I started trading a little over a month ago. Before starting, I read as much as I could to learn all that I could. Reading charts seem to make sense. But, and this is a big BUT, everything I do, by the book, seems to work in the opposite direction. When I see a trend and my technical indicators are telling me to “GET IN,” the moment I place the order everything changes for the worse. Sound familiar? What tips can you give me?

Ribas from Newbieville

Answer:

Ribas, yes, this sounds TOO familiar, and it is disheartening because so many new traders expect consistent success way too early in their “career.” If you were to ask any seasoned trader, he or she would tell you they suffered mightily when learning to trade. This is just how it works. You will always lose, the question is: Can you learn enough about trading and yourself to win more than you lose?

Tips For A Beginner

1. Once you know what you are doing (really know), paper trade for a bit. Keep in mind, the results you achieve as a paper trader will not be the same results you achieve when you are actually putting money on the line. Putting real money down is an emotional act, and it changes your thinking.

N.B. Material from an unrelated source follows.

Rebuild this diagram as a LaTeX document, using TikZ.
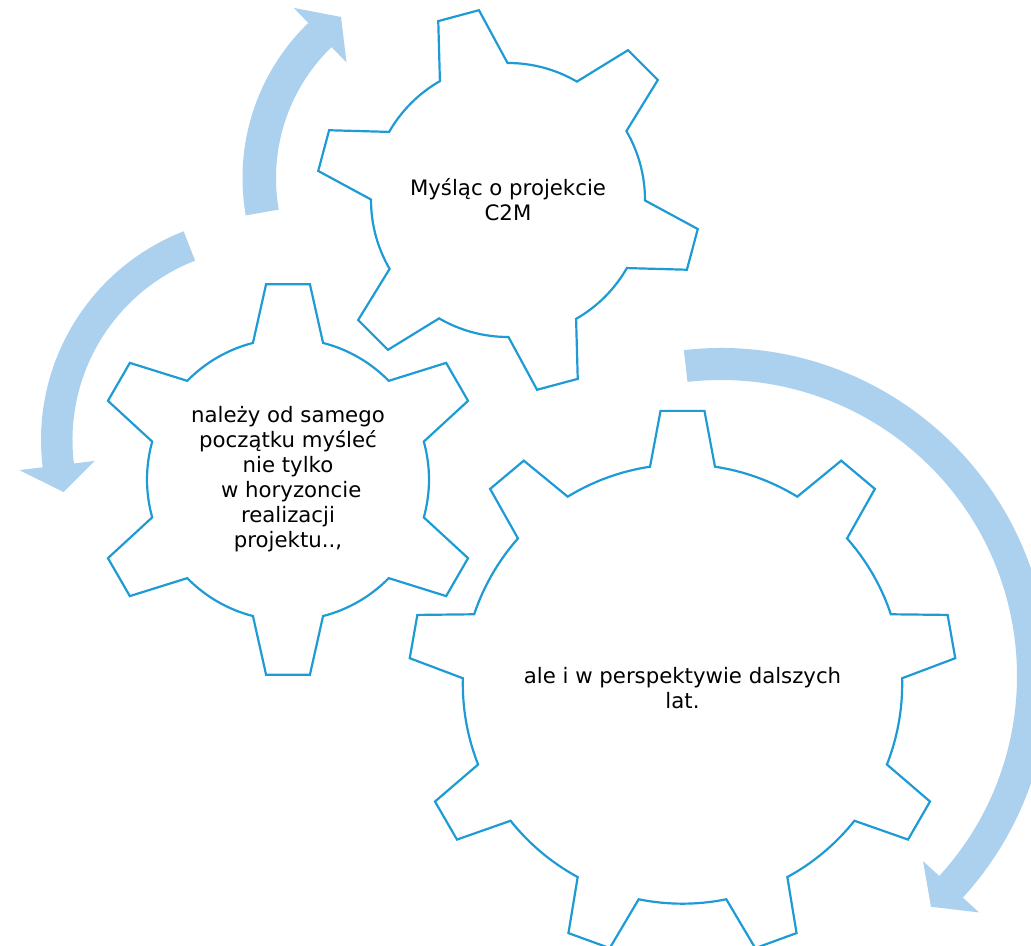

2. Keep reading and learning, and when you feel ready, make small-dollar trades. Make a lot of small-dollar trades. Get used to putting your real money down and study what happens in your trades.

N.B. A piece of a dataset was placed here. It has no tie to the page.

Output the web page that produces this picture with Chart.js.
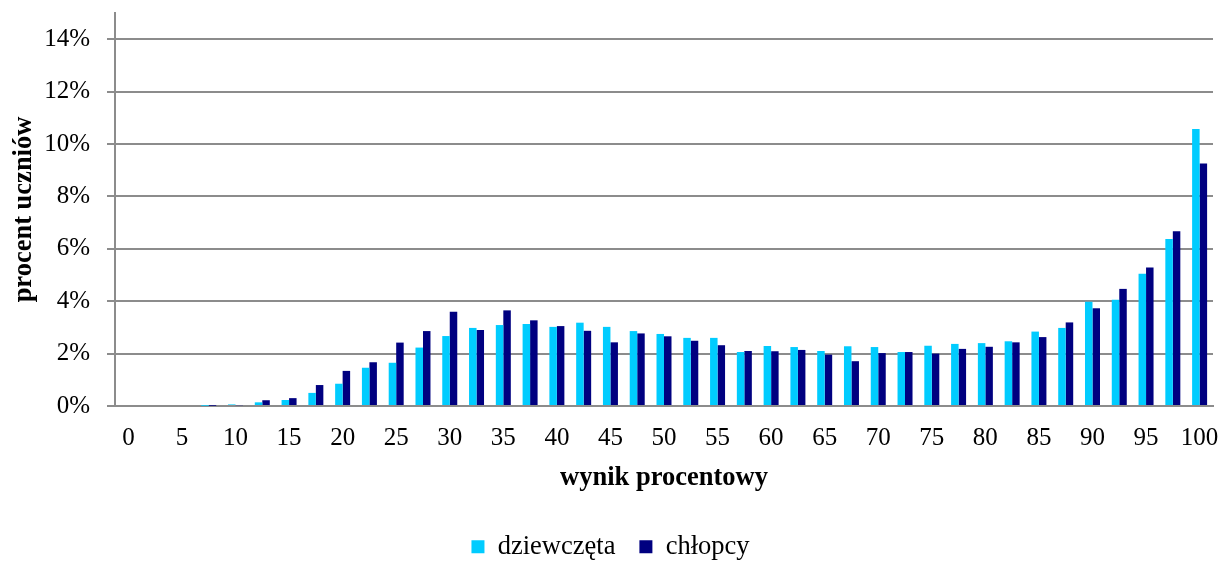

3. As you achieve some success, reduce the number of trades you make and start focusing on one or two larger dollar trades. Really study what happens now with the mechanics of your trades. Look closely at your emotional/mental mindset.

4. Make notes of your mechanical and emotional/mental errors. Fix them, or retire from trading.

5. Remember, when you feel “the market” is always turning against you, this I an emotional response to your failure. Markets are mindless entities without one iota of concern for you or about you.

6. More than technical patterns or economic fundamentals drive market behavior. Markets represent the collective will of masses of people putting their money here and there expecting, hoping for, or manipulating a desired outcome. Action and reaction to actual and perceived events often move markets in a direction different from what you logically, technically, or fundamentally would think.

7. Most important, successful trading is more about you and your action/reaction to the market than it is about the market itself.

Start with these tips and when you achieve some success, write me again and I will take you deeper into the art of trading.